- April marked the 18th month that North American construction costs increased, reported IHS Markit, with uncertainty around steel prices as a result of the United States' recently imposed steel tariff.
- Prices were up in all 12 categories the IHS Markit PEG Engineering Construction Cost Index tracks, which pushed the index to 61.48, more than four points higher than its March reading. The price hikes for fabricated structural steel, carbon steel pipe and alloy steel pipe are being helped along by questions around costs and availability after a U.S. steel tariff of 25% went into effect last month. Imported aluminum was hit with a 10% tariff as well.
- IHS Markit said U.S. trade policy will likely impact future material prices but that market indecision about steel pricing should clear up when the U.S. issues its decision about which companies will be exempt from the tariffs. Major steel providers like Mexico and Canada already have been issued temporary exemptions.
Shortly after President Donald Trump announced the tariffs, U.S. contractors began reporting that their suppliers were starting to charge more for steel products, and as much as 10% in some markets.
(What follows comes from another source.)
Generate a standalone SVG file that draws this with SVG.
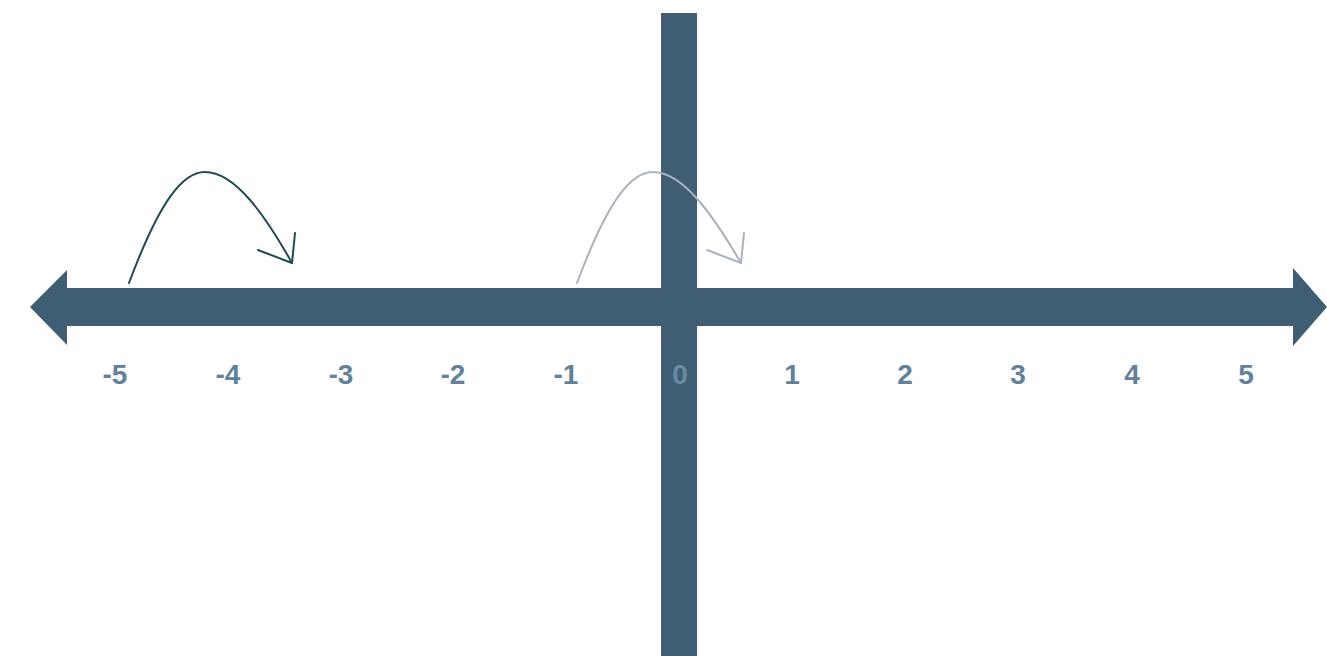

Also describing a negative impact as a result of the steel tariff were small domestic fabricators that rely on raw foreign steel, which is the target of the tariff. Some said they had lost business to competitors in other countries that don't impose such a high duty on the material, saving the end user from having to absorb the extra costs. Big U.S. steel companies, however, should benefit from this particular trade policy.
But how much a 25% tariff on steel will really impact the cost of construction is not clear. According to an analysis by Archinect, some estimates of how much extra contractors and developers will have to pay could be overblown. Using hypothetical projects and positing that the biggest impact on the construction industry will be in the category of structural steel, Archinect estimated that the average cost increase would not even reach 1%.
What could push costs higher, however, is the likely short-term inability of U.S. steel manufacturers to meet the demand created by the tariffs. Part of the ramp-up will necessitate reopening plants, which could take four to six months. In addition, as subcontractors and contractors flounder a bit on how much they should allow for steel in their bids, uncertainty could put pressure on them to raise prices to cover potential price increases from their suppliers.